SET EXERCISE: Retype every line from the start of the data down to and including the line with "5.4, 16.2, 28.5];". Skip the pictures.

========================================

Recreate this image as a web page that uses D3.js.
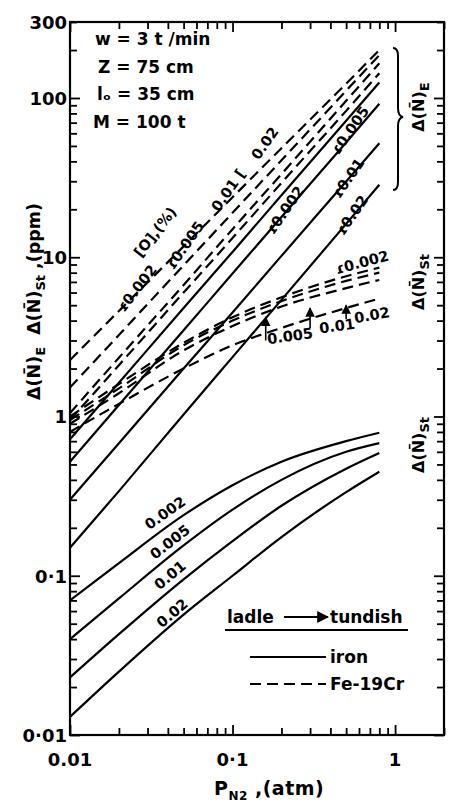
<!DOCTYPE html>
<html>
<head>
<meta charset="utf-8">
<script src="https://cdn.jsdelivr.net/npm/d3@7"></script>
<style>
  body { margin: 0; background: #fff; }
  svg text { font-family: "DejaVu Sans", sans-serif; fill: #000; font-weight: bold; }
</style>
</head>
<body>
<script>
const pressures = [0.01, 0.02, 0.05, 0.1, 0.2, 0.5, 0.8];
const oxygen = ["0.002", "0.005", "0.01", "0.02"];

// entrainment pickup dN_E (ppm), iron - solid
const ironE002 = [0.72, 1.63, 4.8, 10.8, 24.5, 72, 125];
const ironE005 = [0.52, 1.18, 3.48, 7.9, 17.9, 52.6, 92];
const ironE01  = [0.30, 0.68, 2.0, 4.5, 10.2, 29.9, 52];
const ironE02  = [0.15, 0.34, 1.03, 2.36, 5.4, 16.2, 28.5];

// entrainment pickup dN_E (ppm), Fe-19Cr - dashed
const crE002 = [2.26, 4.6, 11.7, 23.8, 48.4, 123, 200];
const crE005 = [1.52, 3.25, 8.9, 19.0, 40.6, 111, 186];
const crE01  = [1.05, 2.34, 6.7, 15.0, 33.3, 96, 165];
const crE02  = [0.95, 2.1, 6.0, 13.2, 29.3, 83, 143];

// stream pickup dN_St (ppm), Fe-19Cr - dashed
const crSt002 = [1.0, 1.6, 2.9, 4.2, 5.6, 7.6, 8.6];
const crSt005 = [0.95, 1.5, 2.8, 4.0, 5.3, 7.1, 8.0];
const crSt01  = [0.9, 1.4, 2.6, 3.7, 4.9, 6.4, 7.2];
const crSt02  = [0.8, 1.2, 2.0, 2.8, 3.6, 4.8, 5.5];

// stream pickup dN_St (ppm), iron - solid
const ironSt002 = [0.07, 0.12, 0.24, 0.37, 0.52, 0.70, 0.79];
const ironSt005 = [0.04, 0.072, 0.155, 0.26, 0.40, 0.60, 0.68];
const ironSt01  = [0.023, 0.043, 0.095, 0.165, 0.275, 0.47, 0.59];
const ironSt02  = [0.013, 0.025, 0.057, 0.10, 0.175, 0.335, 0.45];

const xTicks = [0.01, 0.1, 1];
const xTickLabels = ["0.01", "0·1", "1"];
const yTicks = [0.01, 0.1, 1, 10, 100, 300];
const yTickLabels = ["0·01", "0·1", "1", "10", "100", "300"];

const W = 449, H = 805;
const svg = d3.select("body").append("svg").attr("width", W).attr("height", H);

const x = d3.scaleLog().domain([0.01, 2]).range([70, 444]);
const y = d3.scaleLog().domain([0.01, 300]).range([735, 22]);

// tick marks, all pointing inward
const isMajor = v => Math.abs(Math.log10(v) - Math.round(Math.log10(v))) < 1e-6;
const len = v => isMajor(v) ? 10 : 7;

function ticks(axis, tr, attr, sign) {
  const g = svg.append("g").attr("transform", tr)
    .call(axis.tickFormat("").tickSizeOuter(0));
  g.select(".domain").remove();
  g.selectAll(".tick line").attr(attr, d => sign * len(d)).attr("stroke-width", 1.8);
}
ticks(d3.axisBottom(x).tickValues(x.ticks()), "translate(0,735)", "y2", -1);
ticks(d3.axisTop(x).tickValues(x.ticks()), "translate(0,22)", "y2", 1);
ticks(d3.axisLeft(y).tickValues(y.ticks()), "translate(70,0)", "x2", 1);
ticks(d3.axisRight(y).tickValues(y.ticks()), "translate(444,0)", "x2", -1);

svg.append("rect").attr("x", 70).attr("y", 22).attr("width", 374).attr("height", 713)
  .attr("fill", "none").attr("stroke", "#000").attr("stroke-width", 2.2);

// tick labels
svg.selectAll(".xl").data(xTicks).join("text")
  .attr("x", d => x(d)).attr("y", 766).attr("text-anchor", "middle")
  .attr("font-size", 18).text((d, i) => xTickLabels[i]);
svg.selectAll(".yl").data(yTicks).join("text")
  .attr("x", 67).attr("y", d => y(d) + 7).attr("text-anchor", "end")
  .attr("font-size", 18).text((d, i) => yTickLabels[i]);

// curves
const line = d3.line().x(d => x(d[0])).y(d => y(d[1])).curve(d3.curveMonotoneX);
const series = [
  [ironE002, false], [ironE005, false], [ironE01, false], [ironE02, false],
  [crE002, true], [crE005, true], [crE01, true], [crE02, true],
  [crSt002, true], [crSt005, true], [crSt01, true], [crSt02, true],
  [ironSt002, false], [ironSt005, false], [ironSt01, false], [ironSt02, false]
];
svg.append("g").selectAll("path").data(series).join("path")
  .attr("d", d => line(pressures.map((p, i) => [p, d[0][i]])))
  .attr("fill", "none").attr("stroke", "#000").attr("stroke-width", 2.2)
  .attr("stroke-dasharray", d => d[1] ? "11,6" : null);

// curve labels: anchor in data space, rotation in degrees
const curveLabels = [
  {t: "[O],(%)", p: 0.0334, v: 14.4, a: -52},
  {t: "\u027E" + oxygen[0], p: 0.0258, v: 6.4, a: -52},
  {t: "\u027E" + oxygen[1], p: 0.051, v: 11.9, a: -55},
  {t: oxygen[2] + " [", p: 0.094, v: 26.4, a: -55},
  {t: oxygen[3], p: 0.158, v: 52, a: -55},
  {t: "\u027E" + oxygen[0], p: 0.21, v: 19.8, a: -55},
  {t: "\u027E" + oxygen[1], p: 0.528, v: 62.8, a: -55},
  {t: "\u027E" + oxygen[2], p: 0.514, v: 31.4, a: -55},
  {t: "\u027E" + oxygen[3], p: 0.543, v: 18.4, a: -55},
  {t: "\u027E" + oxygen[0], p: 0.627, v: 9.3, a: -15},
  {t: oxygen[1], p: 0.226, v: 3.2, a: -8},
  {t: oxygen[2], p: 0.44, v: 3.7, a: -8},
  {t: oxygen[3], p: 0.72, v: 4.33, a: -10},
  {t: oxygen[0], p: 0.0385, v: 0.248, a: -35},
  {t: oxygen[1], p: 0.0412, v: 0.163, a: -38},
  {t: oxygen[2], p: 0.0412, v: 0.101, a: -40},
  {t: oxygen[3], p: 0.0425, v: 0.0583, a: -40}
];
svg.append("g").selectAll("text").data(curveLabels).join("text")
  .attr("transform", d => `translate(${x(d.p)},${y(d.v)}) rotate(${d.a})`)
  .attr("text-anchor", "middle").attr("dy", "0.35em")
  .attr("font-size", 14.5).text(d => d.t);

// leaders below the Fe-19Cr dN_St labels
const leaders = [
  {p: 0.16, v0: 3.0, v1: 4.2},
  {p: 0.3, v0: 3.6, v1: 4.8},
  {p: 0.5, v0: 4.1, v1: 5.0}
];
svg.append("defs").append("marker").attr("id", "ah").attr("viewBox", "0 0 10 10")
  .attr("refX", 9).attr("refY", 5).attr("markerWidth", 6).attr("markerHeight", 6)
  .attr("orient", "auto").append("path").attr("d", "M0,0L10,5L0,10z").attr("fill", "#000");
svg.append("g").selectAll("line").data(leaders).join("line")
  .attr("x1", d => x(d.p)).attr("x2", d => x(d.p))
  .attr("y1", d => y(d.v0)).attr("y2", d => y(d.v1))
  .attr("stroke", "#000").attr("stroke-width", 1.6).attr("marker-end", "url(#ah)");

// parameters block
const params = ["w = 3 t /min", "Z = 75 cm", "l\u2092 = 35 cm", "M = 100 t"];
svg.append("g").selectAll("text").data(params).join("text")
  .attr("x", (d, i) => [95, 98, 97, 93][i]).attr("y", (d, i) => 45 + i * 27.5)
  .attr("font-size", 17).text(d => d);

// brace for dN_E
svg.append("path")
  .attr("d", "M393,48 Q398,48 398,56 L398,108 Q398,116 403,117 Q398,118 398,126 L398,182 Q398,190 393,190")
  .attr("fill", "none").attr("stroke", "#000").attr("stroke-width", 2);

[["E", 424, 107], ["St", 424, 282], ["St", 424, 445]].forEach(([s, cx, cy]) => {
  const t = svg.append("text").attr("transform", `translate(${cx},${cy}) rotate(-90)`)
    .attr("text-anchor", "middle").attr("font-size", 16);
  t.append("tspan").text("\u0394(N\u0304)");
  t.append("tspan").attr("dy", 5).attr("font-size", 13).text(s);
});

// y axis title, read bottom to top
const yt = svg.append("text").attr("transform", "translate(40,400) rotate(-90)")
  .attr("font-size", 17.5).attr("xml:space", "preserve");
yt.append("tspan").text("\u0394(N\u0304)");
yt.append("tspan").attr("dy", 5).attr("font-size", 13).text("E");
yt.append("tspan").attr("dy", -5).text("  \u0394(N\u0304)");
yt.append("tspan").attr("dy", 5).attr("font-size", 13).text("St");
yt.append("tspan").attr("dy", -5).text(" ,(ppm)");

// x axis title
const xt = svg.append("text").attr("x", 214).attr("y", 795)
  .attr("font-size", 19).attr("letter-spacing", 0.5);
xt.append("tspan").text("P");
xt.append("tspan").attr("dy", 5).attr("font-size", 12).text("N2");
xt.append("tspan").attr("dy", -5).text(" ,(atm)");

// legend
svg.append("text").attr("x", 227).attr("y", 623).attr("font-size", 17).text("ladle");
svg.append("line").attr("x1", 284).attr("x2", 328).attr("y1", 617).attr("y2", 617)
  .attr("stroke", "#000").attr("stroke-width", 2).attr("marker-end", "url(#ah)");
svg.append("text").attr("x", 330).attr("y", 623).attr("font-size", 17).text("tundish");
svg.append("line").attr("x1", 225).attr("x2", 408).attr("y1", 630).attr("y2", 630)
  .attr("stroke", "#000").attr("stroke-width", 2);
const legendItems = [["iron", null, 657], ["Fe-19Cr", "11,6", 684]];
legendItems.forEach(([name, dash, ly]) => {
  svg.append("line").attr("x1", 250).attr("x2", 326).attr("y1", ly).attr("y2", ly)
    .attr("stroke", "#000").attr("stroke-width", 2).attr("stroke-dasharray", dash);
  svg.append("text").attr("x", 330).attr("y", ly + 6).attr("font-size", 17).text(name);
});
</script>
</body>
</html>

========================================

RESPONSE:
Recreate this image as a web page that uses D3.js.
<!DOCTYPE html>
<html>
<head>
<meta charset="utf-8">
<script src="https://cdn.jsdelivr.net/npm/d3@7"></script>
<style>
  body { margin: 0; background: #fff; }
  svg text { font-family: "DejaVu Sans", sans-serif; fill: #000; font-weight: bold; }
</style>
</head>
<body>
<script>
const pressures = [0.01, 0.02, 0.05, 0.1, 0.2, 0.5, 0.8];
const oxygen = ["0.002", "0.005", "0.01", "0.02"];

// entrainment pickup dN_E (ppm), iron - solid
const ironE002 = [0.72, 1.63, 4.8, 10.8, 24.5, 72, 125];
const ironE005 = [0.52, 1.18, 3.48, 7.9, 17.9, 52.6, 92];
const ironE01  = [0.30, 0.68, 2.0, 4.5, 10.2, 29.9, 52];
const ironE02  = [0.15, 0.34, 1.03, 2.36, 5.4, 16.2, 28.5];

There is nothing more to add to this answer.